There's an equation that describes how efficiently heat from a processor die gets to the surrounding air, it's just like ohms law:
heat flux = Temperature drop / thermal resistance
So, to get the maximum heat flow, you need to lower the thermal resistance.
The thermal resistance is made up of:
* die to package (can't do anything about this)
* package to heatsink (use good quality thermal bonding medium )
* heatsink to air (use a heatsink with large surface area & approximately double its performance by using a fan).
The weak link in this chain is the heatsink to air boundary, which, due to the large difference in thermal mass of metal and air is where most of the thermal gradient will be. It gets much worse over time as the fans coat the heatsink with dust, and the heatsink-to-air thermal resistance increases, then your processor gets hotter.

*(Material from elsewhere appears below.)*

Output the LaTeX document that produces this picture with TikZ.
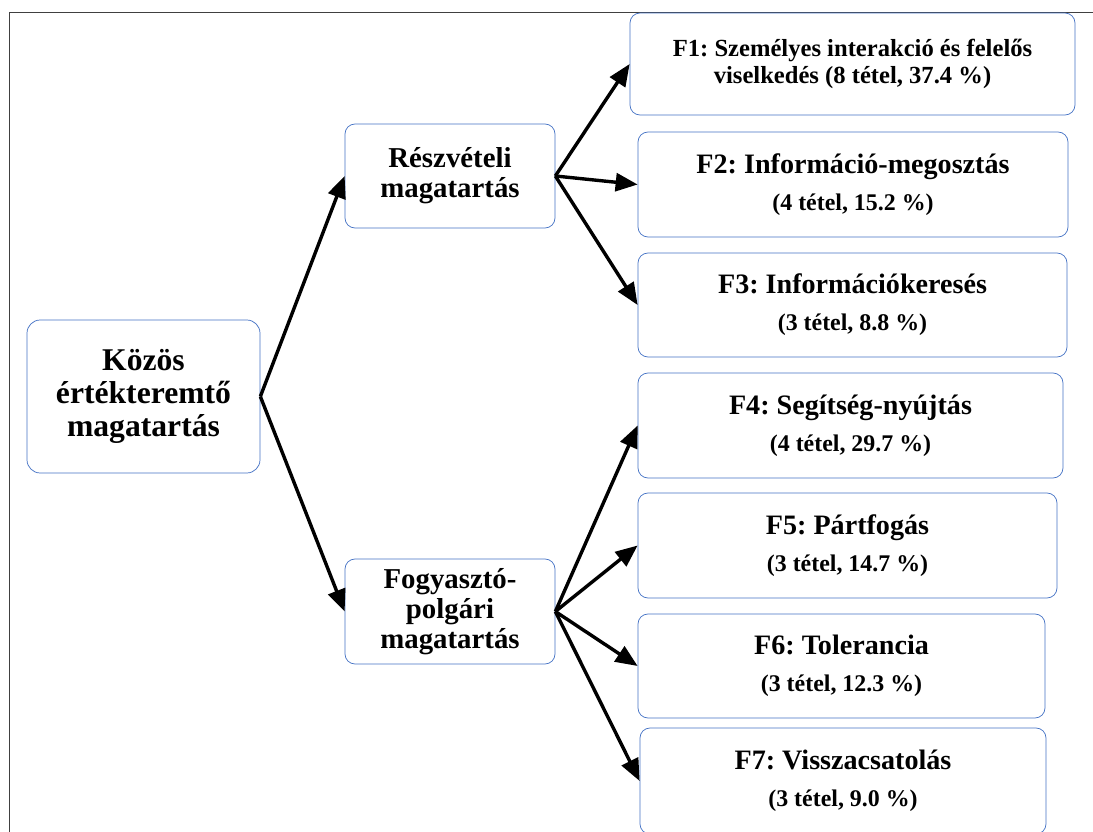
\documentclass[tikz,border=0pt]{standalone}
\usepackage{fontspec}
\setmainfont{Liberation Serif}
\usepackage{tikz}
\usetikzlibrary{calc}
\usetikzlibrary{arrows.meta}
\frenchspacing

% Changing colours of the frame and the boxes
\definecolor{r68g114b196}{rgb}{0.266667,0.447059,0.768627}
\definecolor{r64g64b64}{rgb}{0.250980,0.250980,0.250980}

\begin{document}
\begin{tikzpicture}[
    factorbox/.style={draw=r68g114b196, line width=0.018cm, rounded corners=0.25cm,
      align=center, inner sep=0pt, font=\bfseries},
    branch/.style={line width=0.085cm, -{Triangle[length=0.55cm,width=0.45cm]}}
  ]
  \useasboundingbox (0.000000,0.000000) rectangle (27.325000,20.775000);%
  \clip (0.000000,0.000000) rectangle (27.325000,20.775000);%

  % Drawing frame (cut by the page at right and bottom)
  \draw [line width=0.035cm, r64g64b64] (0.237500,-0.500000) rectangle (27.700000,20.462500);%

  % Root box
  \node [factorbox, minimum width=5.825000cm, minimum height=3.825000cm, rounded corners=0.33cm,
    font=\bfseries\fontsize{22.5}{23.5}\selectfont] (kozos) at (3.587500,10.862500)
    {Közös\\értékteremtő\\magatartás};%

  % Middle boxes
  \node [factorbox, minimum width=5.250000cm, minimum height=2.600000cm,
    font=\bfseries\fontsize{20.5}{21.5}\selectfont] (reszveteli) at (11.250000,16.375000)
    {Részvételi\\magatartás};%
  \node [factorbox, minimum width=5.250000cm, minimum height=2.625000cm,
    font=\bfseries\fontsize{20.5}{21.5}\selectfont] (fogyaszto) at (11.250000,5.487500)
    {Fogyasztó-\\polgári\\magatartás};%

  % Factor boxes F1 .. F7
  \node [factorbox, minimum width=11.125000cm, minimum height=2.550000cm,
    font=\bfseries\fontsize{17.5}{19.5}\selectfont] (f1) at (21.312500,19.175000)
    {F1: Személyes interakció és felelős\\viselkedés (8 tétel, 37.4 \%)};%
  \node [factorbox, minimum width=10.750000cm, minimum height=2.625000cm,
    font=\bfseries\fontsize{20}{26.5}\selectfont] (f2) at (21.325000,16.162500)
    {F2: Információ-megosztás\\{\fontsize{17}{18}\selectfont (4 tétel, 15.2 \%)}};%
  \node [factorbox, minimum width=10.725000cm, minimum height=2.600000cm,
    font=\bfseries\fontsize{20}{26.5}\selectfont] (f3) at (21.312500,13.150000)
    {F3: Információkeresés\\{\fontsize{17}{18}\selectfont (3 tétel, 8.8 \%)}};%
  \node [factorbox, minimum width=10.625000cm, minimum height=2.625000cm,
    font=\bfseries\fontsize{20}{26.5}\selectfont] (f4) at (21.262500,10.137500)
    {F4: Segítség-nyújtás\\{\fontsize{17}{18}\selectfont (4 tétel, 29.7 \%)}};%
  \node [factorbox, minimum width=10.475000cm, minimum height=2.625000cm,
    font=\bfseries\fontsize{20}{26.5}\selectfont] (f5) at (21.187500,7.137500)
    {F5: Pártfogás\\{\fontsize{17}{18}\selectfont (3 tétel, 14.7 \%)}};%
  \node [factorbox, minimum width=10.175000cm, minimum height=2.600000cm,
    font=\bfseries\fontsize{20}{26.5}\selectfont] (f6) at (21.037500,4.125000)
    {F6: Tolerancia\\{\fontsize{17}{18}\selectfont (3 tétel, 12.3 \%)}};%
  \node [factorbox, minimum width=10.150000cm, minimum height=2.650000cm,
    font=\bfseries\fontsize{20}{26.5}\selectfont] (f7) at (21.075000,1.250000)
    {F7: Visszacsatolás\\{\fontsize{17}{18}\selectfont (3 tétel, 9.0 \%)}};%

  % Drawing arrows from the root
  \draw [branch] (kozos.east) -- (reszveteli.west);%
  \draw [branch] (kozos.east) -- (fogyaszto.west);%

  % Drawing arrows to F1 .. F3
  \draw [branch] (reszveteli.east) -- (f1.west);%
  \draw [branch] (reszveteli.east) -- (f2.west);%
  \draw [branch] (reszveteli.east) -- (f3.west);%

  % Drawing arrows to F4 .. F7
  \draw [branch] (fogyaszto.east) -- (f4.west);%
  \draw [branch] (fogyaszto.east) -- (f5.west);%
  \draw [branch] (fogyaszto.east) -- (f6.west);%
  \draw [branch] (fogyaszto.east) -- (f7.west);%
\end{tikzpicture}
\end{document}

There are systems available with fanless processors, I've seen one that is thermally coupled to the case, which then acts as a very big heatsink. This isn't a new idea, it's been done in car radios (and many other types of equipment) for decades.
Blowing the hot air out of the case through the PSU isn't such a bright idea anyway, there are components in the PSU whose deterioration rate is exponentially proportional to temperature, and these are filtering voltage spikes out of the supplies fed to the computer's components. These age, the supply voltages get noisier & the components get hotter.
You can use fans with integral air filters that blow into the case. The case is then slightly pressurised with clean air, so the heatsink doesn't get contaminated with dust.
Water cooling gives a very efficient heat transfer from the heatsink due to the much higher thermal mass of water, and will give more reliable cooling, as long as you're careful to avoid leaks. It comes with the added benefit of silence.
Right there's me off the soapbox - I knew it was a mistake to drop by the tech help board - I'm off back to photo restoration.